"Many B2C companies go viral by convincing current users to upload their address books and email their friends."
This is just 'legitimized' spam IMHO.
If your product is that good, you don't have to "convince current users" to help you spam... If you make your product really well, people will market it for you, because they like it and want to tell their friends.
Actually, it's not spam at all. It's just a system (let's not go down the "evils of giving someone my email user/pass" road again) that allows users to more easily send to their contacts.
To look at it another way, if you like our widget.com site, we at widget.com are trying to make it as easy as possible to tell your friends. Re-entering your contacts into our system manually is such a pita, that almost no one does it. I don't know about you, but I have never received spam from MySpace, Facebook, LinkedIn, or Yelp. I have received invites from friends/associates/folks I kinda know. This is not spam, this is email from a someone I know using a different sender. Is it always welcome? No. Do I really mind it? No. If you do, you should have a filter on your mail that trashes all mail from addresses other than those in your contact list.

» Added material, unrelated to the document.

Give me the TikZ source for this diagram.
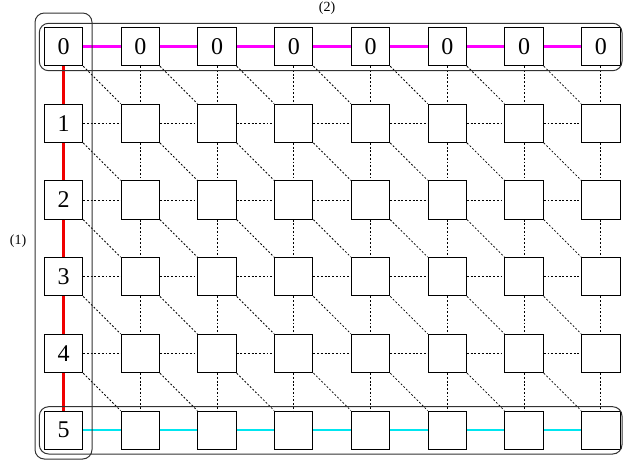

We all know that the centralized contact model with API's and public/private keys would just plain rock, but it's not here yet, and companies are just trying to live with what we have (long enough to get their next round).
Ok, and one more thing - for those of you who try to send emails, this post is a nice summation of the things you should do, have to look out for, should know about, and the sites you need to visit to improve the chances of your legitimate messages getting through.
Your definition of spam seems to be dependent on knowing the sender. I disagree completely with that definition. I receive quite a bit of spam from facebook, all under the guise of coming from my friends. More likely they have been told they must invite more people to unlock secret features (Probably to enable their virtual frog to grow wings or something).
Duping/bribing users into giving you their address book, so you can spam their friends, is not a good business practice IMHO.
I do agree though. If you have a legitimate reason to email people who have opted in, or expressed a direct interest, some of the sites in the article are useful.
Let me clarify. Spam as defined as unsolicited bulk mail/messages. Often folks even throw the work "indiscriminate" into their definition. I don't consider someone that I know actively sending me an invite to something they find useful unsolicited or bulk. I ignore most of them, but where it came from someone I know, it's not spam. Now, if Facebook (or some craptastic App) sends things to me that are not actually from a friend/contact/someone I know or does so by duping someone into sending the mail, then yes, that's spam. I guess it's kinda the definition of porn thing ...
Again, aren't we, as web app folks / eutrepeneurs /start-up peeps only talking about legitamate uses of sending email? I know I sure am and protecting my companies name / ability to send such mail and keep as much out of spam boxes and filters is of utmost importance. For folks who don't know much about the subject and want to know more, the OP is a good post to get rolling. Surely not the be all and end all though, but a good starting point.
With tens and hundreds of emails in the INBOX, going forward, how much would email contribute to the virality of the application? Can SMS work out to be an interesting alternative? SMS is guaranteed to be delivered, there is no SPAM filtering yet and the probability of reading SMS is much higher than an email.
I'd be unhappy to get random invites via whatever method. Whatever happened to word of mouth? Of people telling other people about a cool app/site off their own back, because they like it and it's useful to them?
This is just 'legitimized' spam IMHO.
If your product is that good, you don't have to "convince current users" to help you spam... If you make your product really well, people will market it for you, because they like it and want to tell their friends.